ALMOST 40 YEARS LATER, I'm standing knee-deep in the cool water of Sespe Creek. It's a transcendent, peaceful stream, and Steve Larson, now 41 years old and a public-school teacher from Sacramento, and I have been camping alongside it for a couple of days in June, with temperatures nudging 100 degrees. We've dumped our packs to relax near one of the many places where the trail crosses the creek, as we work our way back toward civilization.
This isn't just any crossing, though. This is the place where, in January 1969, the Sespe killed Deputy Sheriff Chester Larson, Steve's father. It also killed three other men and the six young boys they were trying to evacuate from the area. "It probably happened right about here," I call to Steve from the middle of the river, where it deepens ever so slightly.

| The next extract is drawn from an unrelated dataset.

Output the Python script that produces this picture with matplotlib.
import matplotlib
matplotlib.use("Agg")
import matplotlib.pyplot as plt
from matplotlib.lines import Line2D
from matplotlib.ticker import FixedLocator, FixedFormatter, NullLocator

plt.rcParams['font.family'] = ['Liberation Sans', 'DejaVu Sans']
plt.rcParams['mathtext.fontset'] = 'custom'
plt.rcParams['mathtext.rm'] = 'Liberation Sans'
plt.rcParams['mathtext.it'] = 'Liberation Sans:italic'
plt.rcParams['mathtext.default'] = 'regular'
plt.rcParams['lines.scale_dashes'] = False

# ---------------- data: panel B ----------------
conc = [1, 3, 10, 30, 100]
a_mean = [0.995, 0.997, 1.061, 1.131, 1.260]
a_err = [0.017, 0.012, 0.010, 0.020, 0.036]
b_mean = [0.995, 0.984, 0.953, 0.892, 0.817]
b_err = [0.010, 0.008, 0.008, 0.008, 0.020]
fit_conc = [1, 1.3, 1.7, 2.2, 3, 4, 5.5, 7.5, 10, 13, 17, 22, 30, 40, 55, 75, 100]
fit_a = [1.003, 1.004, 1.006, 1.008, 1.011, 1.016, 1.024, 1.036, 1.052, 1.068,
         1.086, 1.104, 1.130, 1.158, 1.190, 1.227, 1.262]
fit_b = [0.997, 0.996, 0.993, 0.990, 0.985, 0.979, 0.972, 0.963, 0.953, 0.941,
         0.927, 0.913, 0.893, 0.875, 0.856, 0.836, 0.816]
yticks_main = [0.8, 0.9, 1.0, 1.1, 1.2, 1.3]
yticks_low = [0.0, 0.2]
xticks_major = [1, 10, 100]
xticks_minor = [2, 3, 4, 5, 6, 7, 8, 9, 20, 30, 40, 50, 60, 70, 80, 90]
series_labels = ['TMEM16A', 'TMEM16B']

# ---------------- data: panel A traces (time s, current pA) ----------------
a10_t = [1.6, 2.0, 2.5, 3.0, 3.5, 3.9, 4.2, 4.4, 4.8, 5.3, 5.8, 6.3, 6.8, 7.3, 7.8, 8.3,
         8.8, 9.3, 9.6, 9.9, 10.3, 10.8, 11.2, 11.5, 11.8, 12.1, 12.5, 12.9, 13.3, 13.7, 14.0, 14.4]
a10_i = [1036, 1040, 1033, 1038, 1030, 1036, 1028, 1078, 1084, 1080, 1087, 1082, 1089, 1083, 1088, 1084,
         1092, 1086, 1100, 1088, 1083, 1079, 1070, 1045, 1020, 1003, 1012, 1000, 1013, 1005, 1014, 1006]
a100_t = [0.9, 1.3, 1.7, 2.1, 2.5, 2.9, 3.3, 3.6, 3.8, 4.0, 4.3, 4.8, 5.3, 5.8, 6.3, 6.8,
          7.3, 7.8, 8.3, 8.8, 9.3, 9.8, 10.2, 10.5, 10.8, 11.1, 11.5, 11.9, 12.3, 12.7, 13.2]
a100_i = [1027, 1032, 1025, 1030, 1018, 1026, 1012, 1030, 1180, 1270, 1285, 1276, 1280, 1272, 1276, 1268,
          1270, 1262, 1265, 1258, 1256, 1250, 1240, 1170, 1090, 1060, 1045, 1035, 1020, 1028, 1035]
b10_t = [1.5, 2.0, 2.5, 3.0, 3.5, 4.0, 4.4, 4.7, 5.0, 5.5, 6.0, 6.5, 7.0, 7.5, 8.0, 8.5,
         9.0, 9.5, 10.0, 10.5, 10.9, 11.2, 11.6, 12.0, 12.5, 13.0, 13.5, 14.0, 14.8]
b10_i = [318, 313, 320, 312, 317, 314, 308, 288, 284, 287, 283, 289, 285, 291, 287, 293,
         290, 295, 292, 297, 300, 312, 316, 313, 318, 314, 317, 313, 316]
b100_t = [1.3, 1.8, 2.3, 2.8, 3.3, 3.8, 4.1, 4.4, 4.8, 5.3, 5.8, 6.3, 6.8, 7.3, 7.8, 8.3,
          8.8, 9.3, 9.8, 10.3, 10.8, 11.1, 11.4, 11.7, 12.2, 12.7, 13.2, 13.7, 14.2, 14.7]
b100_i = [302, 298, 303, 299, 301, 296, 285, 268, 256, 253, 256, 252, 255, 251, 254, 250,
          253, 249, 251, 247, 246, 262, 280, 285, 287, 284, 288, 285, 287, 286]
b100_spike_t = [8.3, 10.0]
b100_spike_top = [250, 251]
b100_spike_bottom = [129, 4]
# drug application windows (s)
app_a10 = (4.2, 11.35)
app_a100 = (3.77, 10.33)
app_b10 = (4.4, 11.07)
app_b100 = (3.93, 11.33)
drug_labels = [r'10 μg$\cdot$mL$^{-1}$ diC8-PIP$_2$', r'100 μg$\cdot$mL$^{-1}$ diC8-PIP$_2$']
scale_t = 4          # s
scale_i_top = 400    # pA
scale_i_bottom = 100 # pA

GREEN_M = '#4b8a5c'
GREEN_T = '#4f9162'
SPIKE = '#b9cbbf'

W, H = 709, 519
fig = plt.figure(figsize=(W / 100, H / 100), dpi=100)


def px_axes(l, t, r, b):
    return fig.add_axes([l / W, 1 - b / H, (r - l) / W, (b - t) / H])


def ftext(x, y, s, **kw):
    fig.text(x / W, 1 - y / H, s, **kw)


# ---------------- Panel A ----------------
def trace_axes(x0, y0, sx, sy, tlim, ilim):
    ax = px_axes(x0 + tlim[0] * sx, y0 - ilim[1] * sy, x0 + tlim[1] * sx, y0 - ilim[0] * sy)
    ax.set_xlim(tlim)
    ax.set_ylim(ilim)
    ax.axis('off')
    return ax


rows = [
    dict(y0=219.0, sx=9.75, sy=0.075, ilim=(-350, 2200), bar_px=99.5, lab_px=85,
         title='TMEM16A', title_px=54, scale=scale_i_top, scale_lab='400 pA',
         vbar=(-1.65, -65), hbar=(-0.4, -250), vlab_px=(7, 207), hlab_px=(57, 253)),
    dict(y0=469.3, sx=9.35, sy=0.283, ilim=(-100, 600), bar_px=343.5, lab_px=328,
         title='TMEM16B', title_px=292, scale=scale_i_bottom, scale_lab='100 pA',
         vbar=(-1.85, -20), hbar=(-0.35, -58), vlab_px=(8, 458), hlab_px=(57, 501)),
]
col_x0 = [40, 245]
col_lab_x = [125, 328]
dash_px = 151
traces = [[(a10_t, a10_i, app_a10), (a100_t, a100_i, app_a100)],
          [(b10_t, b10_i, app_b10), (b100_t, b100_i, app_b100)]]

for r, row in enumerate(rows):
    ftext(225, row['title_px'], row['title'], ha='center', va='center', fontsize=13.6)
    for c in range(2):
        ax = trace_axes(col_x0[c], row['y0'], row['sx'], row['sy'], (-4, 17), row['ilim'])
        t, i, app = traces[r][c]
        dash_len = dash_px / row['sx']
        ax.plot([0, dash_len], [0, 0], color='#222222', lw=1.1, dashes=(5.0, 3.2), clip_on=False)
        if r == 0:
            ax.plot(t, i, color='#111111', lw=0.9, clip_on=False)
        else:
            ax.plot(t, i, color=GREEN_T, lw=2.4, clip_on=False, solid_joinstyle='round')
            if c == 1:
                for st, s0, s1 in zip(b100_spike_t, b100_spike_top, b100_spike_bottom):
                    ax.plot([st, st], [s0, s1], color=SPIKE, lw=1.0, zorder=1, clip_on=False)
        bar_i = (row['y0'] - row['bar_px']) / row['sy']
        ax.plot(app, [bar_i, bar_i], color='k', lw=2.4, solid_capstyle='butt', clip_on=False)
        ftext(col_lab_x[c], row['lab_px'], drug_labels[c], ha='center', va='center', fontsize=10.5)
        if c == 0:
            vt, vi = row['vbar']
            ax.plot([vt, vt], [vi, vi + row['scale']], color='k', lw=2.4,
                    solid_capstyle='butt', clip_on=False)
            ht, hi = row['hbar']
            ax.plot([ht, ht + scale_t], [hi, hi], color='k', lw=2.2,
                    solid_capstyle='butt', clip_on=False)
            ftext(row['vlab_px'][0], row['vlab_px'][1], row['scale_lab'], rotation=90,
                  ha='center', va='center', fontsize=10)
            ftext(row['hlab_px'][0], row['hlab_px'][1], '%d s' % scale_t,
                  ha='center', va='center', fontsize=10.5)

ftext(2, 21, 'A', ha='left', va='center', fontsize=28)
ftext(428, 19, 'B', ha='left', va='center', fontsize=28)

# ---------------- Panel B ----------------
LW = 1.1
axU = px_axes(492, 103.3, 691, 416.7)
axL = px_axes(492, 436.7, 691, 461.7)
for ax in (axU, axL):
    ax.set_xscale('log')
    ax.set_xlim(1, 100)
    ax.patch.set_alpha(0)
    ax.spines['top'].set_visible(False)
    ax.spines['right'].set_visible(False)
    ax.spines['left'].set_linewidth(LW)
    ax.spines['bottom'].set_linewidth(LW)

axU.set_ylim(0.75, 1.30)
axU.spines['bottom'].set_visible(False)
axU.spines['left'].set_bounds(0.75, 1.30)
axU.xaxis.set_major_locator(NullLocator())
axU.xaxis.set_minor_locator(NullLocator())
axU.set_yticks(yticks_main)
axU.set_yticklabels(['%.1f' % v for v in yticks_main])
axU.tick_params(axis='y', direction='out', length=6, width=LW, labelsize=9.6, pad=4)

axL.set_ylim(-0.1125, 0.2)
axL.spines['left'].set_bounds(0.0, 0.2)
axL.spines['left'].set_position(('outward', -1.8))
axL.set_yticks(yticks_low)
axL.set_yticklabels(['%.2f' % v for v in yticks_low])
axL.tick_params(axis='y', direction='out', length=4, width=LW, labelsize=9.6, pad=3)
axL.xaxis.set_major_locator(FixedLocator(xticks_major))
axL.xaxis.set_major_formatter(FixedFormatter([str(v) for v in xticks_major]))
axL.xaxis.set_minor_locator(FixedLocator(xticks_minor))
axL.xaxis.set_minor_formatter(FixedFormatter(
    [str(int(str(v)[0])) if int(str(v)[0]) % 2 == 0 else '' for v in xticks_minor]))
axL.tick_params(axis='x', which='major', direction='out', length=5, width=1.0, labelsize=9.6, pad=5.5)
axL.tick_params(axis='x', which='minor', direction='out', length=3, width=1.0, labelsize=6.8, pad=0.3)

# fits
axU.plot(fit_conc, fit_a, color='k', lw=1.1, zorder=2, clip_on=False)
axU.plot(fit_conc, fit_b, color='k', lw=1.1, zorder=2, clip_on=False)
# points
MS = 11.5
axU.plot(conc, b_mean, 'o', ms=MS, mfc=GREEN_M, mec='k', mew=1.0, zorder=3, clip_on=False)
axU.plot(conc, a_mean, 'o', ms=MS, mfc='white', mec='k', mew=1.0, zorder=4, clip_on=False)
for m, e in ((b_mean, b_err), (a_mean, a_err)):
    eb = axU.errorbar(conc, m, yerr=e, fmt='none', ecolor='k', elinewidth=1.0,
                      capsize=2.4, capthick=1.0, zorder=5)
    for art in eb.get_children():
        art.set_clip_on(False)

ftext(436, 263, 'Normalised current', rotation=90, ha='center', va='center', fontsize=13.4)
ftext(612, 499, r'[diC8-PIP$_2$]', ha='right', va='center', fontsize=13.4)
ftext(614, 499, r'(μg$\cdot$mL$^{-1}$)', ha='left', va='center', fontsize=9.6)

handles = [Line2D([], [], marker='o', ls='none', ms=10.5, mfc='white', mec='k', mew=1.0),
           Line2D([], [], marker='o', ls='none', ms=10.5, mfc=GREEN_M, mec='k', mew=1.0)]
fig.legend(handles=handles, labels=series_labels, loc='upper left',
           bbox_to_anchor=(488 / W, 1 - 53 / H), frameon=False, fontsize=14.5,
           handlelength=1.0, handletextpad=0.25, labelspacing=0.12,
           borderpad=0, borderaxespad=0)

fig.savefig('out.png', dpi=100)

Steve doesn't answer. He's still on the bank, subdued by the weight of the past. He was just two years old when his father was killed, and after the tragedy he began to speak with a stutter. He was never told the details of the accident, only over and over that his father had died a hero. As he grew up, he was determined to escape the ghosts in his family. At 19, he went off to Chico State. There, he met Marcie, and they married in 1994. Now they live together with their two young children, Sarah and Owen, in Sacramento, where he's been teaching for ten years. But a few years ago, just past the age his father died, Steve realized he needed to find out exactly what happened on the Sespe and what kind of man Chester Larson really had been—and how the rescue his father attempted had ended in so much death.

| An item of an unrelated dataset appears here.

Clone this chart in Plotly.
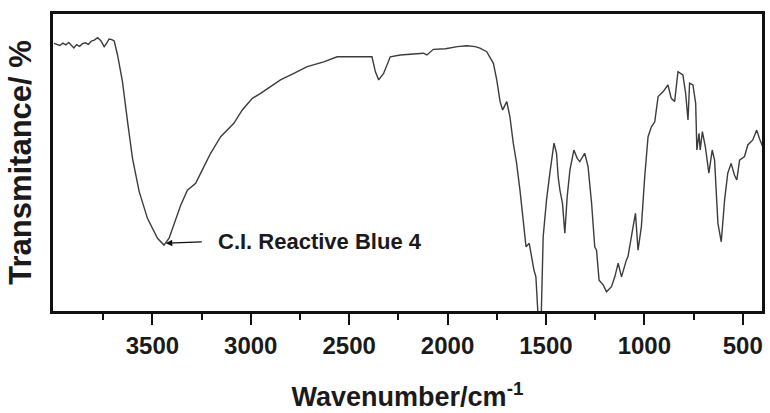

After a while, Steve wades in and starts to wander alone among the dark boulders. The malign potential of the creek is hard to grasp. In fact, the only hint that the Sespe is capable of violence is the flood debris that necklaces the trees lining its banks. This is the first time he's ever been here.
Every year, people fall off rock faces, drown in rivers and lakes, succumb to exposure, and are broken or suffocated by avalanches. You almost never hear about these tragedies, unless they happen on Mount Everest or catch the attention of the cable-news beast. But these invisible disasters are searing nonetheless. They almost always involve moments of nobility and courage and heartbreaking miscalculation. They snuff out promising lives and heap sadness, guilt, and unanswered questions on the families and friends left behind. Nature unleashed—a howling storm, a flash flood, a blizzard—has elements of divinity and drama that expose perfectly the frailty and flaws of human nature.

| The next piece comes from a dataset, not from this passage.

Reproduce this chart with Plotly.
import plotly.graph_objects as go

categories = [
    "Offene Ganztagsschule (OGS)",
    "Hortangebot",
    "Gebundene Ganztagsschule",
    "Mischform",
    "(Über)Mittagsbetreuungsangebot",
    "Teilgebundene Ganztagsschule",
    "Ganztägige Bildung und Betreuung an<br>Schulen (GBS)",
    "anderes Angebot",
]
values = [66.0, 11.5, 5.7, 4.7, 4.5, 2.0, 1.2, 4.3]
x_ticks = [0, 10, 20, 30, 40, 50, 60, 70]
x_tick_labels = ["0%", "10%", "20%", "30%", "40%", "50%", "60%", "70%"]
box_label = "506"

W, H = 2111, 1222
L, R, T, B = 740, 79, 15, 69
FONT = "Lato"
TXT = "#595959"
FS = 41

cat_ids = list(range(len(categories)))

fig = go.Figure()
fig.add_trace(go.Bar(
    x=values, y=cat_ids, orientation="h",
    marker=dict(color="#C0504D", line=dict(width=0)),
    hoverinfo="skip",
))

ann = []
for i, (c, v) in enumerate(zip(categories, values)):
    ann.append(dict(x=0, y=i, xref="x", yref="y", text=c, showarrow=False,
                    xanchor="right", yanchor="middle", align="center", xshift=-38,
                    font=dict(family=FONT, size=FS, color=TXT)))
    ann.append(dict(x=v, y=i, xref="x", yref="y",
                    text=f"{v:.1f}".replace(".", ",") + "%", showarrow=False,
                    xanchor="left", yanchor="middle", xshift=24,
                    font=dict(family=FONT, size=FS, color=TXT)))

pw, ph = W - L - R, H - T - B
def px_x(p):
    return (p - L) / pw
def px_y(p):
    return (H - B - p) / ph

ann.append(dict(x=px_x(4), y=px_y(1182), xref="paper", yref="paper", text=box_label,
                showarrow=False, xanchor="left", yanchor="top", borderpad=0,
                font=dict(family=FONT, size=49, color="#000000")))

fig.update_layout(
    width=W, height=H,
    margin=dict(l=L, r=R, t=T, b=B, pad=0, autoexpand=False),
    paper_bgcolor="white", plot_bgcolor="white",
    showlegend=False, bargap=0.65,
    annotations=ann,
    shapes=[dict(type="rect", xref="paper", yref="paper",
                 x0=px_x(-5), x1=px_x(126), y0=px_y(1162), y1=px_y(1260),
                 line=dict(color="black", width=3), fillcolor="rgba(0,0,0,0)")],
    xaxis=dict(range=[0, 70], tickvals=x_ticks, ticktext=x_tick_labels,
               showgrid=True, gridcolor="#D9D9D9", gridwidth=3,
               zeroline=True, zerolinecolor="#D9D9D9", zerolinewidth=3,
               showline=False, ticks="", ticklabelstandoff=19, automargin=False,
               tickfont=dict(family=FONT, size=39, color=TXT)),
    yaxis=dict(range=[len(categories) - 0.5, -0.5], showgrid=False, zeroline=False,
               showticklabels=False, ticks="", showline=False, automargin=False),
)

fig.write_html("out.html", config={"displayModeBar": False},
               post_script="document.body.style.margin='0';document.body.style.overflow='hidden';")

What's the half-life of tragedy in the wild? In the case of the Sespe, I discover, the pain still runs hot through the lives of everyone involved. Steve is struggling over his feelings about the father he never knew. The families who lost children still experience a corrosive legacy of sorrow and anger. And the lone survivor of the accident continues to battle the agonizing sense that he somehow could have done more.
"It's like cancer. We have cancer," says Debra Cassol, 57, who was 18 when the Sespe killed her two younger brothers, Bobby and Ronny. "Sometimes we get a little remission and we're not so sick. But then it always comes back. It always comes back."